Parents allow kids to walk home alone from park; now investigated for child neglect

This is an archived article and the information in the article may be outdated. Please look at the time stamp on the story to see when it was last updated.

Courtesy: WUSA9

SILVER SPRING, Md. — The parents of a 10-year-old boy and a six-year-old girl feel watched and bullied by Child Protective Services after they allowed their children to walk home alone from a park about a mile away.

Danielle and Alexander Meitiv, one a climate-science consultant and the other a physicist at the National Institutes of Health, call themselves “free-range” parents as opposed to “helicopter” parents. They told The Washington Post that they put a lot of thought into parenting and teach their children self-reliance.

On December 20, the children made it about halfway home from the park when they were stopped by police after someone reported seeing them walking alone.

Their son, 10, told the officer they weren’t doing anything wrong. Still, according to The Washington Post, police took the kids home and then reportedly scolded Danielle and Alexander on the dangers of the world.

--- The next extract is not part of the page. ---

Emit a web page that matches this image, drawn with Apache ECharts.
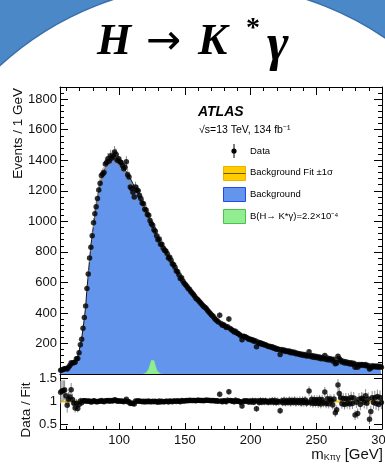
<!DOCTYPE html>
<html>
<head>
<meta charset="utf-8">
<title>H to K* gamma</title>
<style>
  html, body { margin: 0; padding: 0; background: #fff; }
  #chart { width: 385px; height: 466px; }
</style>
</head>
<body>
<div id="chart"></div>
<script src="https://cdn.jsdelivr.net/npm/echarts@6/dist/echarts.min.js"></script>
<script>
// 1 GeV bins, first one is 55-56 GeV
var binStart = 55
var binWidth = 1

// events per bin
var dataCounts = [
  24, 27, 31, 35, 36, 33, 44, 55, 73, 70,               // 55
  75, 77, 100, 102, 140, 192, 228, 300, 370, 445,       // 65
  560, 655, 760, 830, 905, 990, 1050, 1095, 1150, 1205, // 75
  1250, 1300, 1310, 1320, 1375, 1385, 1410, 1395, 1430, 1415, // 85
  1425, 1455, 1440, 1400, 1410, 1390, 1385, 1365, 1345, 1355, // 95
  1390, 1305, 1290, 1225, 1215, 1190, 1160, 1225, 1205, 1200, // 105
  1170, 1150, 1120, 1115, 1080, 1075, 1045, 1040, 1005, 985,  // 115
  975, 945, 935, 905, 880, 885, 850, 850, 825, 810,     // 125
  805, 790, 760, 765, 745, 720, 715, 700, 675, 670,     // 135
  650, 625, 630, 610, 595, 585, 575, 560, 555, 540,     // 145
  530, 520, 510, 495, 490, 480, 470, 460, 450, 440,     // 155
  435, 425, 415, 405, 395, 385, 378, 365, 355, 348,     // 165
  340, 385, 330, 320, 322, 315, 305, 310, 360, 298,     // 175
  290, 285, 275, 280, 268, 265, 258, 250, 225, 248,     // 185
  245, 240, 236, 228, 230, 222, 225, 215, 218, 178,     // 195
  210, 200, 205, 195, 198, 190, 192, 185, 180, 182,     // 205
  175, 178, 168, 172, 162, 165, 160, 128, 160, 152,     // 215
  158, 148, 152, 145, 150, 140, 145, 138, 142, 132,     // 225
  136, 130, 133, 124, 130, 122, 128, 118, 120, 146,     // 235
  115, 122, 110, 118, 108, 114, 104, 112, 100, 108,     // 245
  100, 122, 95, 104, 92, 100, 96, 85, 96, 67,           // 255
  72, 117, 100, 90, 78, 84, 72, 80, 70, 75,             // 265
  66, 74, 64, 70, 45, 62, 45, 63, 55, 62,               // 275
  60, 55, 62, 52, 56, 32, 40, 54, 48, 52,               // 285
  46, 52, 44, 50, 45                                    // 295
]

// background fit per bin
var fitCounts = [
  20, 22, 25, 28, 32, 36, 42, 50, 58, 67,
  78, 90, 104, 120, 150, 190, 235, 295, 365, 440,
  555, 650, 750, 840, 910, 975, 1040, 1100, 1155, 1200,
  1240, 1275, 1305, 1330, 1350, 1365, 1378, 1388, 1396, 1402,
  1405, 1404, 1400, 1395, 1388, 1380, 1371, 1361, 1350, 1338,
  1325, 1311, 1296, 1280, 1264, 1247, 1230, 1213, 1196, 1179,
  1162, 1144, 1126, 1108, 1089, 1070, 1050, 1030, 1010, 990,
  970, 950, 930, 911, 893, 876, 860, 845, 830, 815,
  800, 785, 770, 755, 740, 724, 708, 692, 676, 660,
  645, 630, 616, 602, 589, 576, 564, 552, 540, 529,
  518, 508, 498, 488, 478, 468, 459, 450, 441, 432,
  423, 414, 405, 396, 387, 378, 369, 360, 351, 343,
  338, 332, 327, 322, 317, 312, 307, 302, 297, 292,
  287, 282, 277, 272, 267, 262, 258, 254, 250, 246,
  242, 238, 234, 230, 227, 224, 221, 218, 215, 212,
  208, 205, 201, 198, 195, 192, 189, 186, 183, 180,
  177, 174, 171, 168, 166, 164, 162, 160, 158, 156,
  154, 152, 150, 148, 146, 144, 142, 140, 138, 136,
  134, 132, 130, 128, 127, 125, 124, 122, 121, 119,
  118, 116, 115, 113, 112, 110, 109, 107, 106, 104,
  103, 101, 100, 98, 97, 95, 94, 92, 91, 89,
  88, 86, 85, 83, 82, 79, 77, 75, 73, 71,
  70, 68, 67, 65, 64, 63, 61, 60, 59, 58,
  57, 56, 55, 54, 53, 52, 51, 50, 49, 48,
  48, 47, 47, 46, 46
]

// signal, B(H -> K* gamma) = 2.2e-4
var signalMass = [118.5, 119.5, 120.5, 121.5, 122.5, 123.5, 124.5, 125.5, 126.5, 127.5, 128.5, 129.5, 130.5, 131.5, 132.5]
var signalCounts = [1, 3, 7, 15, 32, 60, 90, 100, 88, 58, 30, 14, 6, 3, 1]

var xMajorTicks = [100, 150, 200, 250, 300]
var xMinorTicks = [60, 70, 80, 90, 110, 120, 130, 140, 160, 170, 180, 190, 210, 220, 230, 240, 260, 270, 280, 290]
var ratioTicks = [0.5, 1, 1.5]

var font = 'Liberation Sans, Arial, sans-serif'

var dataPts = [], dataErr = [], fitPts = [], fitRatio = [], ratioPts = [], ratioErr = []
for (var i = 0; i < dataCounts.length; i++) {
  var m = binStart + (i + 0.5) * binWidth
  var n = dataCounts[i], b = fitCounts[i]
  dataPts.push([m, n])
  dataErr.push([m, n, Math.sqrt(n)])
  fitPts.push([m, b])
  fitRatio.push([m, b / b])
  ratioPts.push([m, n / b])
  ratioErr.push([m, n / b, Math.sqrt(n) / b])
}
var signalPts = signalMass.map(function (x, k) { return [x, signalCounts[k]] })

function errorBars(params, api) {
  var x = api.value(0), y = api.value(1), e = api.value(2)
  var lo = api.coord([x, y - e]), hi = api.coord([x, y + e])
  return {
    type: 'line',
    shape: { x1: lo[0], y1: lo[1], x2: hi[0], y2: hi[1] },
    style: { stroke: '#8c8c8c', lineWidth: 1 }
  }
}

// x axis: ticks only, optional labels
function xAx(grid, pos, ticks, len, line, labels) {
  return {
    type: 'value', gridIndex: grid, position: pos, min: 55, max: 300,
    axisLine: { show: line, onZero: false, lineStyle: { color: '#000', width: 1 } },
    axisTick: { show: true, inside: true, length: len, customValues: ticks, lineStyle: { color: '#000' } },
    axisLabel: { show: labels, customValues: ticks, color: '#111', fontSize: 13, fontFamily: font, margin: 5 },
    splitLine: { show: false }
  }
}
function yMain(pos, step, len, line, labels) {
  return {
    type: 'value', gridIndex: 0, position: pos, min: 0, max: 1880, interval: step,
    axisLine: { show: line, onZero: false, lineStyle: { color: '#000', width: 1 } },
    axisTick: { show: true, inside: true, length: len, lineStyle: { color: '#000' } },
    axisLabel: {
      show: labels, color: '#111', fontSize: 13, fontFamily: font, margin: 3,
      formatter: function (v) { return (v === 0 || v > 1800) ? '' : v }
    },
    splitLine: { show: false }
  }
}
function yRatio(pos, labels) {
  return {
    type: 'value', gridIndex: 1, position: pos, min: 0.4, max: 1.6,
    axisLine: { show: true, onZero: false, lineStyle: { color: '#000', width: 1 } },
    axisTick: { show: true, inside: true, length: 8, customValues: ratioTicks, lineStyle: { color: '#000' } },
    axisLabel: { show: labels, customValues: ratioTicks, color: '#111', fontSize: 13, fontFamily: font, margin: 3 },
    splitLine: { show: false }
  }
}

function txt(x, y, s, size, extra) {
  var st = { text: s, x: 0, y: 0, fill: '#000', fontSize: size, fontFamily: font, align: 'left', verticalAlign: 'middle' }
  for (var k in extra) st[k] = extra[k]
  return { type: 'text', x: x, y: y, style: st, z: 10 }
}
var serif = 'Liberation Serif, DejaVu Serif, serif'

var chart = echarts.init(document.getElementById('chart'))
chart.setOption({
  animation: false,
  backgroundColor: '#fff',
  grid: [
    { left: 60, right: 3, top: 87, height: 287, outerBoundsMode: 'none' },
    { left: 60, right: 3, top: 374, height: 55, outerBoundsMode: 'none' }
  ],
  xAxis: [
    xAx(0, 'bottom', xMajorTicks, 8, true, false),
    xAx(0, 'bottom', xMinorTicks, 4, false, false),
    xAx(0, 'top', xMajorTicks, 8, true, false),
    xAx(0, 'top', xMinorTicks, 4, false, false),
    xAx(1, 'bottom', xMajorTicks, 6, true, true),
    xAx(1, 'bottom', xMinorTicks, 3, false, false)
  ],
  yAxis: [
    yMain('left', 200, 8, true, true),
    yMain('left', 40, 4, false, false),
    yMain('right', 200, 8, true, false),
    yMain('right', 40, 4, false, false),
    yRatio('left', true),
    yRatio('right', false)
  ],
  graphic: [
    // slide background corners
    { type: 'rect', shape: { x: 0, y: 0, width: 385, height: 120 }, style: { fill: '#4a88c8' }, z: -20 },
    { type: 'circle', shape: { cx: 210, cy: 295, r: 311 }, style: { fill: '#fff', stroke: '#3a6fa8', lineWidth: 1.5 }, z: -19 },
    // title
    txt(97, 43, 'H', 44, { fontFamily: serif, fontWeight: 'bold', fontStyle: 'italic' }),
    txt(146, 43, '→', 42, { fontFamily: 'DejaVu Sans' }),
    txt(198, 43, 'K', 44, { fontFamily: serif, fontWeight: 'bold', fontStyle: 'italic' }),
    txt(246, 29, '*', 28, { fontFamily: serif, fontWeight: 'bold' }),
    txt(267, 47, 'γ', 52, { fontFamily: serif, fontWeight: 'bold', fontStyle: 'italic' }),
    // labels
    txt(198, 112, 'ATLAS', 14, { fontWeight: 'bold', fontStyle: 'italic' }),
    txt(199, 130, '√s=13 TeV, 134 fb⁻¹', 10.5, {}),
    { type: 'line', shape: { x1: 234, y1: 144, x2: 234, y2: 158 }, style: { stroke: '#000', lineWidth: 1 }, z: 10 },
    { type: 'circle', shape: { cx: 234, cy: 151, r: 2.6 }, style: { fill: '#000' }, z: 10 },
    txt(250, 151, 'Data', 9.5, {}),
    { type: 'rect', shape: { x: 223.5, y: 166.5, width: 22, height: 14 }, style: { fill: '#ffcc00', stroke: '#f0b000', lineWidth: 1 }, z: 10 },
    { type: 'line', shape: { x1: 223.5, y1: 173.5, x2: 245.5, y2: 173.5 }, style: { stroke: '#6a5500', lineWidth: 1 }, z: 10 },
    txt(250, 172, 'Background Fit ±1σ', 9.5, {}),
    { type: 'rect', shape: { x: 223.5, y: 187.5, width: 22, height: 14 }, style: { fill: '#6495ed', stroke: '#2448e0', lineWidth: 1 }, z: 10 },
    txt(250, 194, 'Background', 9.5, {}),
    { type: 'rect', shape: { x: 223.5, y: 209.5, width: 22, height: 14 }, style: { fill: '#90ee90', stroke: '#4cc04c', lineWidth: 1 }, z: 10 },
    txt(250, 216, 'B(H→ K*γ)=2.2×10⁻⁴', 9.5, {}),
    // axis titles
    { type: 'text', x: 18, y: 88, rotation: Math.PI / 2, z: 10,
      style: { text: 'Events / 1 GeV', fill: '#111', fontSize: 13.5, fontFamily: font, align: 'right', verticalAlign: 'middle' } },
    { type: 'text', x: 26, y: 410, rotation: Math.PI / 2, z: 10,
      style: { text: 'Data / Fit', fill: '#111', fontSize: 13.5, fontFamily: font, align: 'center', verticalAlign: 'middle' } },
    { type: 'text', x: 383, y: 455, z: 10,
      style: {
        text: '{m|m}{s|Kπγ}{m| [GeV]}', align: 'right', verticalAlign: 'middle',
        rich: {
          m: { fontSize: 15, fontFamily: font, fill: '#111' },
          s: { fontSize: 9, fontFamily: font, fill: '#111', verticalAlign: 'bottom', padding: [6, 0, 0, 0] }
        }
      } }
  ],
  series: [
    {
      type: 'line', xAxisIndex: 0, yAxisIndex: 0, data: fitPts, symbol: 'none', z: 1,
      lineStyle: { color: '#111', width: 1 }, areaStyle: { color: '#6495ed', opacity: 1 }
    },
    {
      type: 'line', xAxisIndex: 0, yAxisIndex: 0, data: signalPts, symbol: 'none', z: 2,
      lineStyle: { color: '#88e888', width: 0.5 }, areaStyle: { color: '#90ee90', opacity: 1 }
    },
    {
      type: 'custom', xAxisIndex: 0, yAxisIndex: 0, data: dataErr, renderItem: errorBars, z: 3,
      encode: { x: 0, y: 1 }
    },
    {
      type: 'scatter', xAxisIndex: 0, yAxisIndex: 0, data: dataPts, symbolSize: 5.5, z: 4,
      itemStyle: { color: '#000' }
    },
    // fit / fit = 1, the yellow band in the ratio panel
    {
      type: 'line', xAxisIndex: 4, yAxisIndex: 4, data: fitRatio, symbol: 'none', z: 1,
      lineStyle: { color: '#f5c400', width: 2 }
    },
    {
      type: 'custom', xAxisIndex: 4, yAxisIndex: 4, data: ratioErr, renderItem: errorBars, z: 3,
      encode: { x: 0, y: 1 }
    },
    {
      type: 'scatter', xAxisIndex: 4, yAxisIndex: 4, data: ratioPts, symbolSize: 5.5, z: 4,
      itemStyle: { color: '#000' }
    }
  ]
})
</script>
</body>
</html>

The Meitivs say their son and daughter usually carry a laminated card with contact information that says: “A am not lost. I am a free-range kid.”

The kids didn’t have it with them that day.

Child Protective Services could not comment on the Meitiv’s case, but said CPS does investigate when children younger than eight-years-old are left unattended. State law requires children younger than eight to be left with a reliable person who is at least 13-years old.

A Child Protective Services investigator insisted on a home visit, but the Meitivs refused. They later learned that an agent interviewed her children’s school principal.